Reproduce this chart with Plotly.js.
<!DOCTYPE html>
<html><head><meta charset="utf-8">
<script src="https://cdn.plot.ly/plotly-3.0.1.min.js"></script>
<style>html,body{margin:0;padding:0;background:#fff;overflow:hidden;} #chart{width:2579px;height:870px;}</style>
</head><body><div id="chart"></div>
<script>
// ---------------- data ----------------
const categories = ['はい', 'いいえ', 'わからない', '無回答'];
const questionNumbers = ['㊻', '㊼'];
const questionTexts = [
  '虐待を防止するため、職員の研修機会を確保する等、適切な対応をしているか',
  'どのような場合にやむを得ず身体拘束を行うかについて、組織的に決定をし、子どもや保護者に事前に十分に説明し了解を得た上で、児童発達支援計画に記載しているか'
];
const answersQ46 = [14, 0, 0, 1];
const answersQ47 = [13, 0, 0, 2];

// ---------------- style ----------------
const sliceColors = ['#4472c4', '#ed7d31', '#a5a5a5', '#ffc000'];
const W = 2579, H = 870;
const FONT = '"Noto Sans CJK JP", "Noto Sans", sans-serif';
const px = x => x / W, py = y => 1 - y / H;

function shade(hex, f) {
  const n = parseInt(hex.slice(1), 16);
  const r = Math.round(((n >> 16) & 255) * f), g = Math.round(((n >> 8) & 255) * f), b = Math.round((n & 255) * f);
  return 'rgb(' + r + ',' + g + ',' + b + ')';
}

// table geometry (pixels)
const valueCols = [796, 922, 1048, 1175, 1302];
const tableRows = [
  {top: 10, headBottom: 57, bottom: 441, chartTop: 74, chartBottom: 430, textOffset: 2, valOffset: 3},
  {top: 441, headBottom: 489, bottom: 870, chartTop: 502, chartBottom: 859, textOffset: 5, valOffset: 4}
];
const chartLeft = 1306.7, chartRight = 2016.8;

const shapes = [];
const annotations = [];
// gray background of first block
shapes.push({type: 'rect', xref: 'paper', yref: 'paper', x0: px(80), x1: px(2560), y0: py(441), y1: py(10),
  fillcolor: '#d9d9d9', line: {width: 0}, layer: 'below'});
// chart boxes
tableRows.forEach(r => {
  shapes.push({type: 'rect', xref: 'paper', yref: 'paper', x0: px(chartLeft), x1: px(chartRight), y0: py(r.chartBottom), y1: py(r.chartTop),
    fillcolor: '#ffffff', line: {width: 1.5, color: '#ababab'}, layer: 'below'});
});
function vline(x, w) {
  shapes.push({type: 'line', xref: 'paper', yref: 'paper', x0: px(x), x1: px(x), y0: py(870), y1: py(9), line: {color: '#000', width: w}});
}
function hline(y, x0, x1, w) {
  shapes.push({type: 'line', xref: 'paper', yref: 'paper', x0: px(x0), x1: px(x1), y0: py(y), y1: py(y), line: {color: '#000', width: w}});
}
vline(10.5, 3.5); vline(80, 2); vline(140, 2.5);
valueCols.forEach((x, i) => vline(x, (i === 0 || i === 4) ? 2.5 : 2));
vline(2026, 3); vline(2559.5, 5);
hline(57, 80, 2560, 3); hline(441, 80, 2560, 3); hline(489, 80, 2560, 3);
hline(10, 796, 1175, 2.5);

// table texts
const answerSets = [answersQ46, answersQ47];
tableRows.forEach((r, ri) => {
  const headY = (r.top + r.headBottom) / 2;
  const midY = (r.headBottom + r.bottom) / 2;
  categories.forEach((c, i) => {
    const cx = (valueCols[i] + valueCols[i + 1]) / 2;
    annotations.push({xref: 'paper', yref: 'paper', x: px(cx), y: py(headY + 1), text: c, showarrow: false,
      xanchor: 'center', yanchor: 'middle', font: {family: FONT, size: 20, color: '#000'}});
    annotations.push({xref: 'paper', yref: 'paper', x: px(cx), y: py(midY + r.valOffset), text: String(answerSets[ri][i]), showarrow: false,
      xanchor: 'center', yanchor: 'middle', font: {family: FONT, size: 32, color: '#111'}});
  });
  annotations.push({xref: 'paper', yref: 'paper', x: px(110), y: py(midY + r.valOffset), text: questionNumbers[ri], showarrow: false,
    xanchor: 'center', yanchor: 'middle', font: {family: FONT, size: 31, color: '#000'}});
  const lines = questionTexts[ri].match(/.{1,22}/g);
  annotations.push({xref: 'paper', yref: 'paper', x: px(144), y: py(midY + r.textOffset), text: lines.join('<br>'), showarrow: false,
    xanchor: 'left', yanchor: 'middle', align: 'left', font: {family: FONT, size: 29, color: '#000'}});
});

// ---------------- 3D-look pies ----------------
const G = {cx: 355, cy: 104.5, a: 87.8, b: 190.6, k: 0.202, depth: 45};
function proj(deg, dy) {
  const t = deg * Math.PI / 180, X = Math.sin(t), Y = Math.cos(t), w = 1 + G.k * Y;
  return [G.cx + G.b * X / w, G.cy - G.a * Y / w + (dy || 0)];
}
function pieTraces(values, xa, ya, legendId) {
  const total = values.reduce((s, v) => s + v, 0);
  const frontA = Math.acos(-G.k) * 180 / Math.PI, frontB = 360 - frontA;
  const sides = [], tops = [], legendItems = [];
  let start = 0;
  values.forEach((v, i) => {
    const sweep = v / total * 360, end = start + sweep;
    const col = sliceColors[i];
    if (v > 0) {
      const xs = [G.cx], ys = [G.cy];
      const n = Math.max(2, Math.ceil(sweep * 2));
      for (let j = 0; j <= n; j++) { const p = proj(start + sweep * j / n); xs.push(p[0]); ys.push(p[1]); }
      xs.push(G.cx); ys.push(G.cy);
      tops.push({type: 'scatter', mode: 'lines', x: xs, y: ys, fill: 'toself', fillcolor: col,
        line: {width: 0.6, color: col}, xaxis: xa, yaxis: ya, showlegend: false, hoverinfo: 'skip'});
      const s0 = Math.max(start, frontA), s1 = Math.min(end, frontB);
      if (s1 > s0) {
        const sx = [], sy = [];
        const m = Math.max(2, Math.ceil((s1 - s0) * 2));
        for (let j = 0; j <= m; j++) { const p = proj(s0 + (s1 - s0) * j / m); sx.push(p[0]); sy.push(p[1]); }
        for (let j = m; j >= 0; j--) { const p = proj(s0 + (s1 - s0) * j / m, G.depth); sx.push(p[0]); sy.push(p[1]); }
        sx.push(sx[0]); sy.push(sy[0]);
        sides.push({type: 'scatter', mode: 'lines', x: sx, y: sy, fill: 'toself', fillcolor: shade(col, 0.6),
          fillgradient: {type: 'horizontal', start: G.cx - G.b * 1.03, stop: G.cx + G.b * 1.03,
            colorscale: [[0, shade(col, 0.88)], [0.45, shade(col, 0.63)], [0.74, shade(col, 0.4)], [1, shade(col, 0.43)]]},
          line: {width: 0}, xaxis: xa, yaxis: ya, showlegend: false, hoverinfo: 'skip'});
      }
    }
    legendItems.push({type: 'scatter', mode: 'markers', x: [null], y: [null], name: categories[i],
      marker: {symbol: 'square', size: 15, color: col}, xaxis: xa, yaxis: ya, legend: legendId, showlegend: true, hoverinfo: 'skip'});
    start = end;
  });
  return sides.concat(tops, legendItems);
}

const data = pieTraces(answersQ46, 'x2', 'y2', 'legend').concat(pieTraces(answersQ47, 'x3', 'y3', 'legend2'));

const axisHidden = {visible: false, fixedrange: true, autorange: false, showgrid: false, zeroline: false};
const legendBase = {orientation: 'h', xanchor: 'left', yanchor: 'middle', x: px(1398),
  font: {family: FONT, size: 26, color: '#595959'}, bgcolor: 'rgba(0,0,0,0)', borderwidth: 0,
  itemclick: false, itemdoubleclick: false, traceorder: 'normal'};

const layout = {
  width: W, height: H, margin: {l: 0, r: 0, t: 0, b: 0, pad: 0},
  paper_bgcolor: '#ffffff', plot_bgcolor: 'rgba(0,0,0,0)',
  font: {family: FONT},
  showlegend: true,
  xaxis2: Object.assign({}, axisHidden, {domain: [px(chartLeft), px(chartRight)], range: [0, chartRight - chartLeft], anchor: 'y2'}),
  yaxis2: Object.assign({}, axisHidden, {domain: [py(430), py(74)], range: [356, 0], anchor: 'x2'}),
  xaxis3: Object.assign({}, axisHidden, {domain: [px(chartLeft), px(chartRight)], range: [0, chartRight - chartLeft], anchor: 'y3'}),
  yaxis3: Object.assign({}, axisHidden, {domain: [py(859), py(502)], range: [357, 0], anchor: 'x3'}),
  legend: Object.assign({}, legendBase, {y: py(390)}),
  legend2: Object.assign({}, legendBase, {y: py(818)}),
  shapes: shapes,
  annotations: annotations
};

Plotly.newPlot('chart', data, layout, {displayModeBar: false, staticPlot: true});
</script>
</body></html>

- _Given task_: Print from the first line through the line that contains "const answersQ47 = [13, 0, 0, 2];", please, including both, and leave out every line outside that stretch.

- _Solution to the exercise_:
Reproduce this chart with Plotly.js.
<!DOCTYPE html>
<html><head><meta charset="utf-8">
<script src="https://cdn.plot.ly/plotly-3.0.1.min.js"></script>
<style>html,body{margin:0;padding:0;background:#fff;overflow:hidden;} #chart{width:2579px;height:870px;}</style>
</head><body><div id="chart"></div>
<script>
// ---------------- data ----------------
const categories = ['はい', 'いいえ', 'わからない', '無回答'];
const questionNumbers = ['㊻', '㊼'];
const questionTexts = [
  '虐待を防止するため、職員の研修機会を確保する等、適切な対応をしているか',
  'どのような場合にやむを得ず身体拘束を行うかについて、組織的に決定をし、子どもや保護者に事前に十分に説明し了解を得た上で、児童発達支援計画に記載しているか'
];
const answersQ46 = [14, 0, 0, 1];
const answersQ47 = [13, 0, 0, 2];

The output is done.